Doch auch in Südostasien hat mich die Workshoparbeit nicht wirklich losgelassen und so arbeitete ich jede Woche mit einem Rockmusikprojekt an der Deutschen Schule in Kuala Lumpur und konnte ein Jahr später als Projektleiter in Jakarta/Indonesien und ein weiteres Jahr darauf in Manila auf den Philippinen arbeiten. Kurz nach meiner Rückkehr nach Deutschland erreichte mich dann auch schon die nächste Einladung von Mario, dieses Mal für Anfang Dezember und dieses Mal wollte ich nicht schon wieder absagen. Im Gegenteil: Vielleicht könnte ich ja den Morgenstern und Van Lange auch zur Teilnahme bewegen. Also machte ich mich an die Vorbereitung, getreu dem Motto eines alten Ramones-Songs: "I Don't Wanna Grow Up!" Workshops die sich mit Rockmusik befassen sind eben ein ideales Betätigungsfeld für Berufsjugendliche wie mich. So fuhr ich also im Oktober erst einmal für ein Wochenende nach Leinefelde in Thüringen um dort mit bereits existierenden Band in einem Workshop zu arbeiten. Doch der Job als Alleinunterhalter ist nicht annähernd so spannend wie mit anderen Musikern arbeiten zu können - vorallem wenn es noch Leute aus der eigenen Band sind die einen unterstützen.

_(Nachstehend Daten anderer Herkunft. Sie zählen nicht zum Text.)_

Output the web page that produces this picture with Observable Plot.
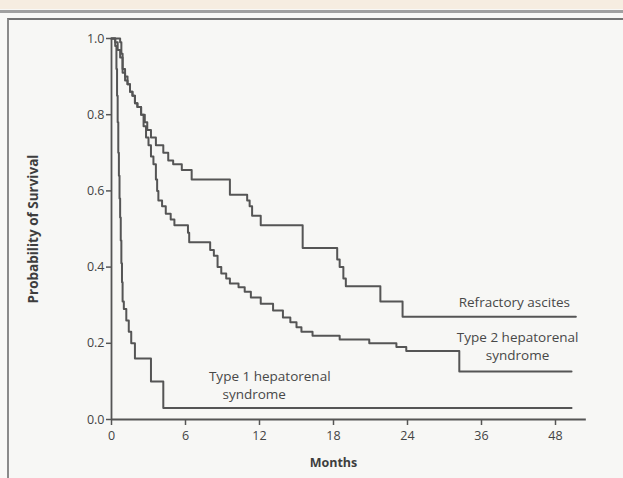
<!DOCTYPE html>
<html><head><meta charset="utf-8">
<script src="https://cdn.jsdelivr.net/npm/d3@7"></script>
<script src="https://cdn.jsdelivr.net/npm/@observablehq/plot@0.6"></script>
<style>
html,body{margin:0;padding:0;}
body{width:623px;height:478px;overflow:hidden;background:#f8f8f6;font-family:"Open Sans",sans-serif;}
#wrap{position:relative;width:623px;height:478px;}
.band{position:absolute;left:0;top:0;width:623px;height:9px;background:#f6ede1;}
.rule1{position:absolute;left:0;top:10px;width:623px;height:2.5px;background:#a0a0a0;}
.panel{position:absolute;left:7px;top:18px;right:0;bottom:0;background:#f7f7f5;border-top:2.5px solid #747474;border-left:2px solid #8a8a8a;}
#chart{position:absolute;left:0;top:0;}
#chart g[aria-label$="tick label"], #chart g[aria-label$="tick label"] text{font-size:12.5px;fill:#444;}
</style></head><body>
<div id="wrap"><div class="band"></div><div class="rule1"></div><div class="panel"></div><div id="chart"></div></div>
<script>
// Axis ticks (months; the axis is stretched 0-24 by 6, then 24-48 by 12)
const xTicks = [0, 6, 12, 18, 24, 36, 48];
const yTicks = [0, 0.2, 0.4, 0.6, 0.8, 1.0];

// Kaplan-Meier curves: month at which survival becomes the listed value
const refractoryMonths   = [0, 0.7, 0.8, 0.9, 1.1, 1.3, 1.5, 1.7, 1.9, 2.1, 2.4, 2.7, 2.9, 3.2, 3.6, 4.2, 4.6, 5.0, 5.7, 6.5, 9.6, 11.0, 11.2, 11.4, 12.1, 15.5, 18.3, 18.5, 18.8, 19.0, 21.8, 23.6, 51.3];
const refractorySurvival = [1.0, 0.99, 0.96, 0.91, 0.89, 0.88, 0.86, 0.85, 0.83, 0.82, 0.80, 0.78, 0.76, 0.74, 0.72, 0.70, 0.68, 0.67, 0.655, 0.63, 0.59, 0.575, 0.56, 0.535, 0.51, 0.45, 0.42, 0.40, 0.37, 0.35, 0.31, 0.27, 0.27];

const type2Months   = [0, 0.3, 0.5, 0.7, 0.9, 1.1, 1.3, 1.5, 1.7, 1.9, 2.1, 2.4, 2.6, 2.8, 3.0, 3.2, 3.4, 3.6, 3.7, 3.8, 4.1, 4.4, 4.8, 5.1, 6.2, 6.3, 8.0, 8.3, 8.6, 8.9, 9.3, 9.6, 10.3, 10.8, 11.3, 12.1, 13.1, 13.9, 14.5, 15.0, 15.4, 16.3, 18.5, 20.9, 23.1, 23.9, 32.4, 50.6];
const type2Survival = [1.0, 0.99, 0.97, 0.95, 0.92, 0.90, 0.88, 0.86, 0.85, 0.83, 0.82, 0.80, 0.77, 0.74, 0.72, 0.69, 0.67, 0.63, 0.60, 0.575, 0.56, 0.54, 0.525, 0.51, 0.49, 0.465, 0.445, 0.43, 0.40, 0.383, 0.37, 0.357, 0.347, 0.335, 0.32, 0.304, 0.286, 0.268, 0.255, 0.242, 0.23, 0.22, 0.21, 0.20, 0.19, 0.18, 0.126, 0.126];

const type1Months   = [0, 0.3, 0.4, 0.45, 0.5, 0.55, 0.6, 0.65, 0.7, 0.75, 0.8, 0.85, 0.9, 1.0, 1.2, 1.4, 1.6, 1.9, 3.2, 4.2, 50.6];
const type1Survival = [1.0, 0.98, 0.92, 0.85, 0.78, 0.70, 0.64, 0.58, 0.53, 0.47, 0.41, 0.36, 0.31, 0.29, 0.26, 0.23, 0.20, 0.16, 0.10, 0.03, 0.03];

// Curve labels (text, month, survival)
const labelTexts  = ["Refractory ascites", "Type 2 hepatorenal", "syndrome", "Type 1 hepatorenal", "syndrome"];
const labelMonths = [32.3, 32.0, 36.7, 7.9, 9.0];
const labelValues = [0.307, 0.214, 0.168, 0.112, 0.066];

const xLabel = "Months";
const yLabel = "Probability of Survival";

const rows = [];
const addSeries = (name, ms, ss) => ms.forEach((m, i) => rows.push({series: name, month: m, survival: ss[i]}));
addSeries("Refractory ascites", refractoryMonths, refractorySurvival);
addSeries("Type 2 hepatorenal syndrome", type2Months, type2Survival);
addSeries("Type 1 hepatorenal syndrome", type1Months, type1Survival);
const labels = labelTexts.map((t, i) => ({text: t, month: labelMonths[i], survival: labelValues[i]}));

const ink = "#555555";
const chart = Plot.plot({
  width: 623, height: 478,
  marginLeft: 111, marginRight: 68, marginTop: 38, marginBottom: 59,
  style: {background: "transparent", fontFamily: "'Open Sans', sans-serif", fontSize: "12px", color: "#444", overflow: "visible"},
  x: {type: "linear", domain: xTicks},
  y: {domain: [0, 1]},
  marks: [
    Plot.ruleY([0], {x1: 0, x2: 53, stroke: ink, strokeWidth: 1.8}),
    Plot.ruleX([0], {y1: 0, y2: 1, stroke: ink, strokeWidth: 1.8}),
    Plot.axisX({ticks: xTicks, tickSize: 6, tickPadding: 6, label: null, stroke: ink, strokeWidth: 1.5}),
    Plot.axisY({ticks: yTicks, tickFormat: d3.format(".1f"), tickSize: 5, tickPadding: 2, label: null, stroke: ink, strokeWidth: 1.5}),
    Plot.line(rows, {x: "month", y: "survival", z: "series", curve: "step-after", stroke: ink, strokeWidth: 2}),
    Plot.text(labels, {x: "month", y: "survival", text: "text", textAnchor: "start", fontSize: 13.5, fill: "#484848"}),
    Plot.text([xLabel], {frameAnchor: "bottom", dy: 47, fontSize: 12.5, fontWeight: "bold", fill: "#3e3e3e"}),
    Plot.text([yLabel], {frameAnchor: "left", textAnchor: "middle", dx: -78, rotate: -90, fontSize: 13.5, fontWeight: "bold", fill: "#3e3e3e"})
  ]
});
document.getElementById("chart").appendChild(chart);
</script>
</body></html>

Marios Rockworx-Workshop sollte also Anfang Dezember im Schloss Lichterfelde, in der Nähe von Eberswalde, stattfinden. Mir war zwar etwas unwohl bei dem Gedanken mit dem Namen "In Extremo" zu werben, denn schließlich wollten wir diese Veranstaltung nur mit Bass, Gitarre und Schlagzeug über die Bühne bringen. Doch es gab ja quasi Teil-In Extremo zum Anfassen - und natürlich auch zum pausenlosen Befragen. Und das war ja der eigentliche Sinn der Sache. Aber würde das ausreichen? In Extremo ohne Herz? Wir dachten nicht erst lang darüber nach, bereiteten drei, vier Songs vor die vielleicht auch ohne unser Gebläse funktionieren könnten und sprangen kopfüber ins kalte Wasser. Es war ja auch für uns gewissermaßen Neuland. In Lichterfelde angekommen erwarteten uns bereits an die 40 Jugendlichen mit ihren Instrumenten - und auch völlig quer durch alle Altersklassen. Doch zuerst wurden alle möglichen Workshops auf der Bühne vorgestellt, schließlich waren wir nicht die einzigen die etwas anzubieten hatten.

Dann ging es für uns auf die Bühne und wir spielten "Küss mich" zu dritt, also nicht nur komplett ohne Dudelsäcke, sondern auch als reine Instrumentalversion ohne Gesang. Es war schon ein merkwürdiges Gefühl einen Song so ganz ohne Beiwerk, Melodie und Gesang zu spielen, doch es funktionierte. Anschließend verteilten Van Lange, Morgenstern und ich uns mit jeweils 10 - 12 Interessierten auf die unterschiedlichen Räume und probten diese Nummer pausenlos, bis auch der Letzte in der Lage war "Küss mich" relativ fehlerfrei über die Bühne zu bringen. Danach stellten wir ein paar Bands aus unterschiedlichen Musikern zusammen, kopierten den Text und suchten nach ein paar Gesangsfreiwilligen. Was bei den allermeisten Workshops ein unüberwindliches Problem darstellt, schließlich gehört zum Singen ja auch immer eine gehörige Portion Selbstbewusstsein und Darstellungsgabe, war in Lichterfeldeüberhaupt kein Problem. Das sah bei den Instrumentalisten dann irgendwie schon ganz anders aus, denn oftmals waren es die vermeintlichen Könner (und eben auch Poser) die bei der anschließenden Bühnenpräsentation im Endeffekt eine eher klägliche Figur abgaben, wohingegen ein paar vielleicht gerade einmal 13jährige Mädchen völlig cool und selbstbewusst ihre Parts zu spielen wussten.


Insgesamt donnerte ein etwa dreiviertelstündiges Küss mich-Gewitter auf die Anwesenden herab, was nach 4 Stunden Vorbereitung am heutigen Tag schon deutlich unsere Schmerzgrenze überschritt. Wir konnten mittlerweile diese Nummer einfach nicht mehr hören, zumal nach fast fünfstündigen ununterbrochenem Bass-, Gitarren- und Schlagzeuggetöse sich auch planmäßig der Tinnitus wieder einstellte und mahnte, wie seit 20 Jahren nun schon, doch endlich den teuer erworbenen Gehörschutz auch einmal einzusetzen.

Es hat Spaß gemacht mit euch! Und wenn ein solcher Workshop bei dem einen oder anderen die Lust auf mehr geweckt haben sollte, dann haben wir unseren Job auch gut gemacht.